→ Request
Find the lines holding the string "this" in the data, then copy all of them.

→ Extracted material

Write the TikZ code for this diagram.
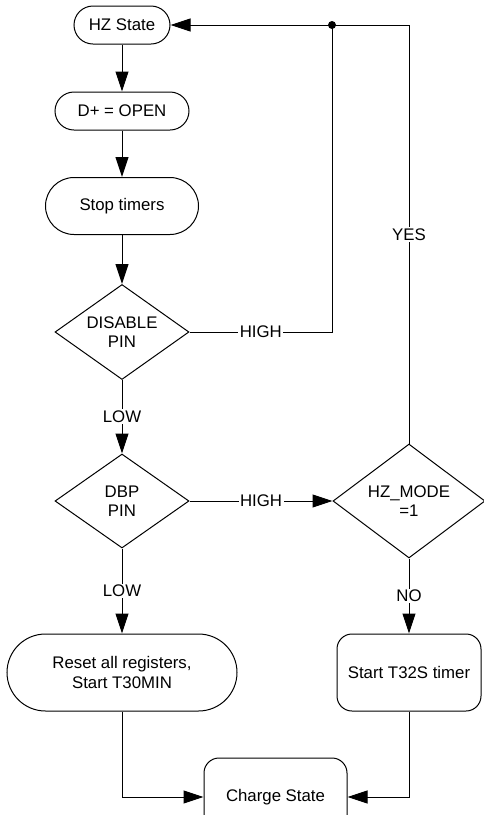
\documentclass[tikz,border=0pt]{standalone}
\usepackage{fontspec}
\setmainfont{Liberation Sans}
\usetikzlibrary{arrows.meta,shapes.geometric}
\begin{document}
\begin{tikzpicture}[x=1pt,y=-1pt,
  every node/.style={font=\fontsize{16.8}{19.5}\selectfont, align=center},
  pill/.style={draw, line width=1pt, rectangle, inner sep=0pt, fill=white},
  dmd/.style={draw, line width=1pt, diamond, inner sep=0pt, fill=white},
  lbl/.style={fill=white, inner sep=1.5pt},
  conn/.style={line width=1pt},
  arr/.style={line width=1pt, -{Triangle[length=20pt,width=13pt]}}
]
\clip (0,0) rectangle (484,815);
\fill[white] (0,0) rectangle (484,815);

\node[pill, minimum width=96pt, minimum height=38pt, rounded corners=19pt] (hz) at (122,25) {HZ State};
\node[pill, minimum width=134pt, minimum height=38pt, rounded corners=19pt] (dplus) at (122,111) {D+ = OPEN};
\node[pill, minimum width=153pt, minimum height=57pt, rounded corners=28.5pt] (stop) at (122,206) {Stop timers};
\node[dmd, minimum width=134pt, minimum height=95pt, shape aspect=1.41] (dis) at (122,332) {DISABLE\\PIN};
\node[dmd, minimum width=134pt, minimum height=94pt, shape aspect=1.42] (dbp) at (122,501) {DBP\\PIN};
\node[dmd, minimum width=152pt, minimum height=114pt, shape aspect=1.33] (hzm) at (409,501) {HZ\_MODE\\=1};
\node[pill, minimum width=230pt, minimum height=77pt, rounded corners=38.5pt] (reset) at (122,672.5) {Reset all registers,\\Start T30MIN};
\node[pill, minimum width=144pt, minimum height=77pt, rounded corners=15pt] (t32) at (409,672.5) {Start T32S timer};
\node[pill, minimum width=143pt, minimum height=78pt, rounded corners=15pt] (charge) at (275.5,797) {Charge State};
\node[circle, fill, inner sep=0pt, minimum size=8pt] (dot) at (332,25) {};

\draw[arr] (hz) -- (dplus);
\draw[arr] (dplus) -- (stop);
\draw[arr] (stop) -- (dis);
\draw[arr] (dis) -- node[lbl]{LOW} (dbp);
\draw[arr] (dbp) -- node[lbl]{HIGH} (hzm);
\draw[arr] (dbp) -- node[lbl]{LOW} (reset);
\draw[arr] (hzm) -- node[lbl]{NO} (t32);
\draw[arr] (hzm.north) -- node[lbl]{YES} (hzm.north |- hz.east) -- (hz.east);
\draw[conn] (dis.east) -- node[lbl]{HIGH} (dis.east -| dot) -- (dot.center);
\draw[arr] (reset.south) |- (charge.west);
\draw[arr] (t32.south) |- (charge.east);
\end{tikzpicture}
\end{document}
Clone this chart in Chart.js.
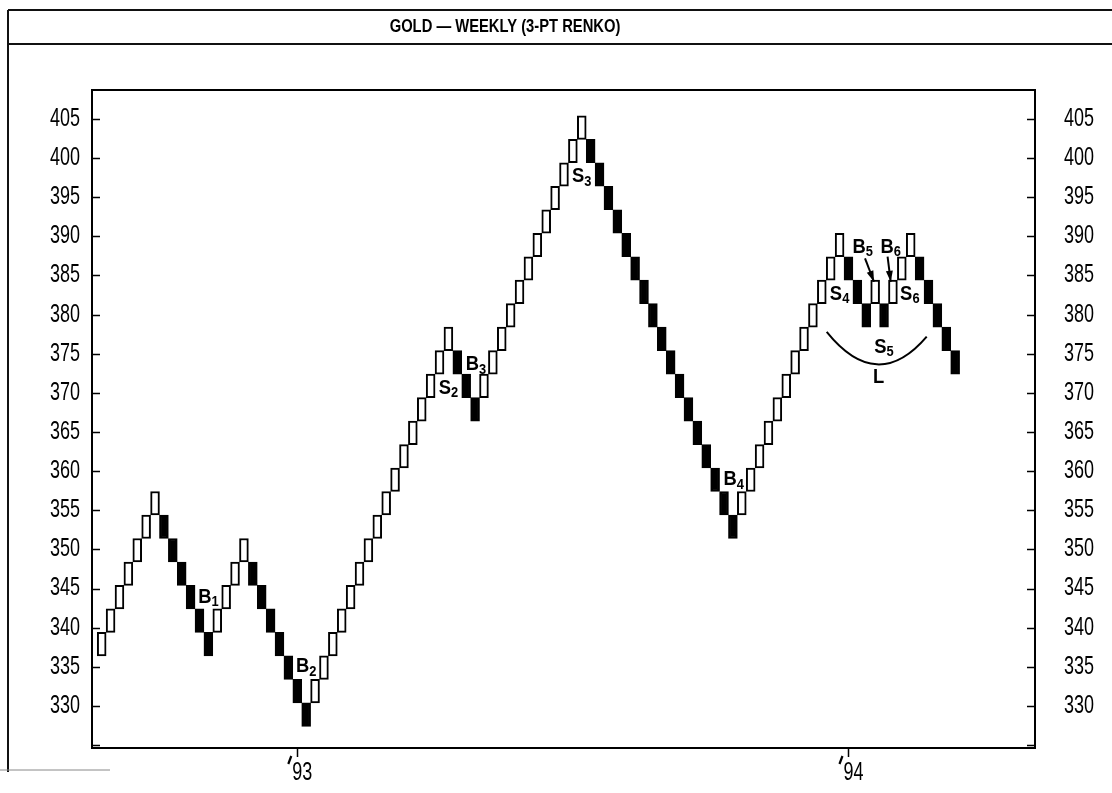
<!DOCTYPE html>
<html>
<head>
<meta charset="utf-8">
<script src="https://cdn.jsdelivr.net/npm/chart.js@4.4.1/dist/chart.umd.min.js"></script>
<style>
  html, body { margin: 0; padding: 0; background: #fff; }
  #wrap { position: relative; width: 1112px; height: 793px; }
  canvas { position: absolute; left: 0; top: 0; }
</style>
</head>
<body>
<div id="wrap"><canvas id="renko" width="1112" height="793"></canvas></div>
<script>
const chartTitle = 'GOLD — WEEKLY (3-PT RENKO)';
const boxSize = 3;

// bottom of each 3-pt brick, one per column
const brickLow = [
    336.4, 339.4, 342.4, 345.4, 348.4, 351.4, 354.4,
    351.4, 348.4, 345.4, 342.4, 339.4, 336.4,
    339.4, 342.4, 345.4, 348.4,
    345.4, 342.4, 339.4, 336.4, 333.4, 330.4, 327.4,
    330.4, 333.4, 336.4, 339.4, 342.4, 345.4, 348.4, 351.4,
    354.4, 357.4, 360.4, 363.4, 366.4, 369.4, 372.4, 375.4,
    372.4, 369.4, 366.4,
    369.4, 372.4, 375.4, 378.4, 381.4, 384.4, 387.4, 390.4, 393.4, 396.4, 399.4, 402.4,
    399.4, 396.4, 393.4, 390.4, 387.4, 384.4, 381.4, 378.4, 375.4,
    372.4, 369.4, 366.4, 363.4, 360.4, 357.4, 354.4, 351.4,
    354.4, 357.4, 360.4, 363.4, 366.4, 369.4, 372.4, 375.4, 378.4, 381.4, 384.4, 387.4,
    384.4, 381.4, 378.4,
    381.4,
    378.4,
    381.4, 384.4, 387.4,
    384.4, 381.4, 378.4, 375.4, 372.4
];
// U = rising (hollow) brick, D = falling (black) brick
const brickDir = ('UUUUUUU' + 'DDDDDD' + 'UUUU' + 'DDDDDDD' + 'UUUUUUUUUUUUUUUU' + 'DDD' +
    'UUUUUUUUUUUU' + 'DDDDDDDDDDDDDDDDD' + 'UUUUUUUUUUUU' + 'DDD' + 'U' + 'D' + 'UUU' + 'DDDDD').split('');

const yTickValues = [325, 330, 335, 340, 345, 350, 355, 360, 365, 370, 375, 380, 385, 390, 395, 400, 405];
const xTickCols = [23, 85];
const xTickLabels = ['93', '94'];

// pattern labels (letter + subscript) placed in column / price units
const noteText = ['B', 'B', 'S', 'B', 'S', 'B', 'S', 'B', 'B', 'S', 'S', 'L'];
const noteSub = ['1', '2', '2', '3', '3', '4', '4', '5', '6', '6', '5', ''];
const noteCol = [13.0, 24.0, 40.0, 43.1, 55.0, 72.1, 84.0, 86.6, 89.75, 91.9, 89.0, 88.4];
const noteVal = [343.9, 335.0, 370.6, 373.6, 397.6, 358.9, 382.6, 388.6, 388.6, 382.6, 375.8, 372.0];

const arrowFrom = [[86.86, 387.2], [89.4, 387.4]];
const arrowTo = [[87.87, 384.2], [89.75, 384.2]];
const arcPoints = [[82.55, 377.8], [88.2, 373.65], [93.8, 377.2]];

const labelFamily = "'Liberation Sans', Arial, sans-serif";

const bricks = brickLow.map((lo, i) => ({ x: i + 1, y: [lo, lo + boxSize] }));

// condensed text: draw with a horizontal squeeze
function narrowText(ctx, text, x, y, size, squeeze, align, bold) {
    ctx.save();
    ctx.font = (bold ? 'bold ' : '') + size + 'px ' + labelFamily;
    ctx.textBaseline = 'middle';
    const w = ctx.measureText(text).width * squeeze;
    let x0 = x;
    if (align === 'right') x0 = x - w;
    if (align === 'center') x0 = x - w / 2;
    ctx.translate(x0, y);
    ctx.scale(squeeze, 1);
    ctx.textAlign = 'left';
    ctx.fillText(text, 0, 0);
    ctx.restore();
    return w;
}

const decorPlugin = {
    id: 'decor',
    afterDraw(chart) {
        const ctx = chart.ctx;
        const area = chart.chartArea;
        const xs = chart.scales.x;
        const ys = chart.scales.y;

        ctx.save();
        ctx.fillStyle = '#000';
        ctx.strokeStyle = '#111';
        ctx.lineWidth = 2;

        // outer frame and title band
        ctx.beginPath();
        ctx.moveTo(8, 10); ctx.lineTo(1112, 10);
        ctx.moveTo(8, 44); ctx.lineTo(1112, 44);
        ctx.moveTo(8, 10); ctx.lineTo(8, 772);
        ctx.stroke();
        ctx.strokeStyle = '#888';
        ctx.lineWidth = 1;
        ctx.beginPath();
        ctx.moveTo(0, 770); ctx.lineTo(110, 770);
        ctx.stroke();

        narrowText(ctx, chartTitle, 505, 27, 18, 0.82, 'center', true);

        // plot box
        ctx.strokeStyle = '#000';
        ctx.lineWidth = 2;
        ctx.strokeRect(area.left, area.top, area.right - area.left, area.bottom - area.top);

        // inward ticks on both price axes, outward on time axis
        ctx.lineWidth = 1.5;
        ctx.beginPath();
        ys.ticks.forEach(t => {
            const py = Math.round(ys.getPixelForValue(t.value)) + 0.5;
            ctx.moveTo(area.left, py); ctx.lineTo(area.left + 8, py);
            ctx.moveTo(area.right, py); ctx.lineTo(area.right - 8, py);
        });
        xs.ticks.forEach(t => {
            const px = Math.round(xs.getPixelForValue(t.value)) + 0.5;
            ctx.moveTo(px, area.bottom); ctx.lineTo(px, area.bottom + 9);
        });
        ctx.stroke();

        // tick labels
        ys.ticks.forEach(t => {
            if (t.value === 325) return;
            const py = ys.getPixelForValue(t.value);
            narrowText(ctx, String(t.value), 80, py, 25, 0.72, 'right', false);
            narrowText(ctx, String(t.value), 1064, py, 25, 0.72, 'left', false);
        });
        xs.ticks.forEach(t => {
            const px = xs.getPixelForValue(t.value);
            const lab = xTickLabels[xTickCols.indexOf(t.value)];
            const w = narrowText(ctx, lab, px + 5, 773, 25, 0.72, 'center', false);
            // year apostrophe, slanted stroke at the top left
            const ax = px + 5 - w / 2 - 3;
            ctx.lineWidth = 2.2;
            ctx.beginPath();
            ctx.moveTo(ax + 2, 756);
            ctx.lineTo(ax - 1, 764);
            ctx.stroke();
        });

        // pattern labels
        noteText.forEach((t, i) => {
            const cx = xs.getPixelForValue(noteCol[i]);
            const cy = ys.getPixelForValue(noteVal[i]);
            ctx.font = 'bold 20px ' + labelFamily;
            const w1 = ctx.measureText(t).width * 0.92;
            ctx.font = 'bold 14px ' + labelFamily;
            const w2 = noteSub[i] ? ctx.measureText(noteSub[i]).width * 0.92 : 0;
            const x0 = cx - (w1 + w2) / 2;
            narrowText(ctx, t, x0, cy, 20, 0.92, 'left', true);
            if (noteSub[i]) narrowText(ctx, noteSub[i], x0 + w1, cy + 5, 14, 0.92, 'left', true);
        });

        // arrows to B5 / B6 bricks
        arrowFrom.forEach((f, i) => {
            const x1 = xs.getPixelForValue(f[0]), y1 = ys.getPixelForValue(f[1]);
            const x2 = xs.getPixelForValue(arrowTo[i][0]), y2 = ys.getPixelForValue(arrowTo[i][1]);
            const ang = Math.atan2(y2 - y1, x2 - x1);
            ctx.lineWidth = 2;
            ctx.beginPath();
            ctx.moveTo(x1, y1); ctx.lineTo(x2, y2);
            ctx.stroke();
            ctx.beginPath();
            ctx.moveTo(x2, y2);
            ctx.lineTo(x2 - 11 * Math.cos(ang) + 3.5 * Math.sin(ang), y2 - 11 * Math.sin(ang) - 3.5 * Math.cos(ang));
            ctx.lineTo(x2 - 11 * Math.cos(ang) - 3.5 * Math.sin(ang), y2 - 11 * Math.sin(ang) + 3.5 * Math.cos(ang));
            ctx.closePath();
            ctx.fill();
        });

        // rounded bottom arc
        const p = arcPoints.map(a => [xs.getPixelForValue(a[0]), ys.getPixelForValue(a[1])]);
        const cpx = 2 * p[1][0] - (p[0][0] + p[2][0]) / 2;
        const cpy = 2 * p[1][1] - (p[0][1] + p[2][1]) / 2;
        ctx.lineWidth = 2;
        ctx.beginPath();
        ctx.moveTo(p[0][0], p[0][1]);
        ctx.quadraticCurveTo(cpx, cpy, p[2][0], p[2][1]);
        ctx.stroke();
        ctx.restore();
    }
};

const priceAxis = (pos, width) => ({
    position: pos,
    min: 324.63,
    max: 408.7,
    afterBuildTicks: s => { s.ticks = yTickValues.map(v => ({ value: v })); },
    afterFit: s => { s.width = width; },
    grid: { display: false, drawTicks: false },
    border: { display: false },
    ticks: { display: false }
});

new Chart(document.getElementById('renko'), {
    type: 'bar',
    data: {
        datasets: [{
            data: bricks,
            backgroundColor: brickDir.map(d => (d === 'U' ? '#fff' : '#000')),
            borderColor: '#000',
            borderWidth: 2,
            borderSkipped: false,
            barPercentage: 1,
            categoryPercentage: 1
        }]
    },
    options: {
        responsive: false,
        animation: false,
        devicePixelRatio: 1,
        layout: { padding: { top: 90, left: 0, right: 0, bottom: 0 } },
        plugins: { legend: { display: false }, tooltip: { enabled: false }, title: { display: false } },
        scales: {
            x: {
                type: 'linear',
                offset: false,
                min: -0.09,
                max: 105.98,
                afterBuildTicks: s => { s.ticks = xTickCols.map(v => ({ value: v })); },
                afterFit: s => { s.height = 45; },
                grid: { display: false, drawTicks: false },
                border: { display: false },
                ticks: { display: false }
            },
            y: priceAxis('left', 92),
            y2: priceAxis('right', 77)
        }
    },
    plugins: [decorPlugin]
});
</script>
</body>
</html>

→ Exercise output
Write the TikZ code for this diagram.
Clone this chart in Chart.js.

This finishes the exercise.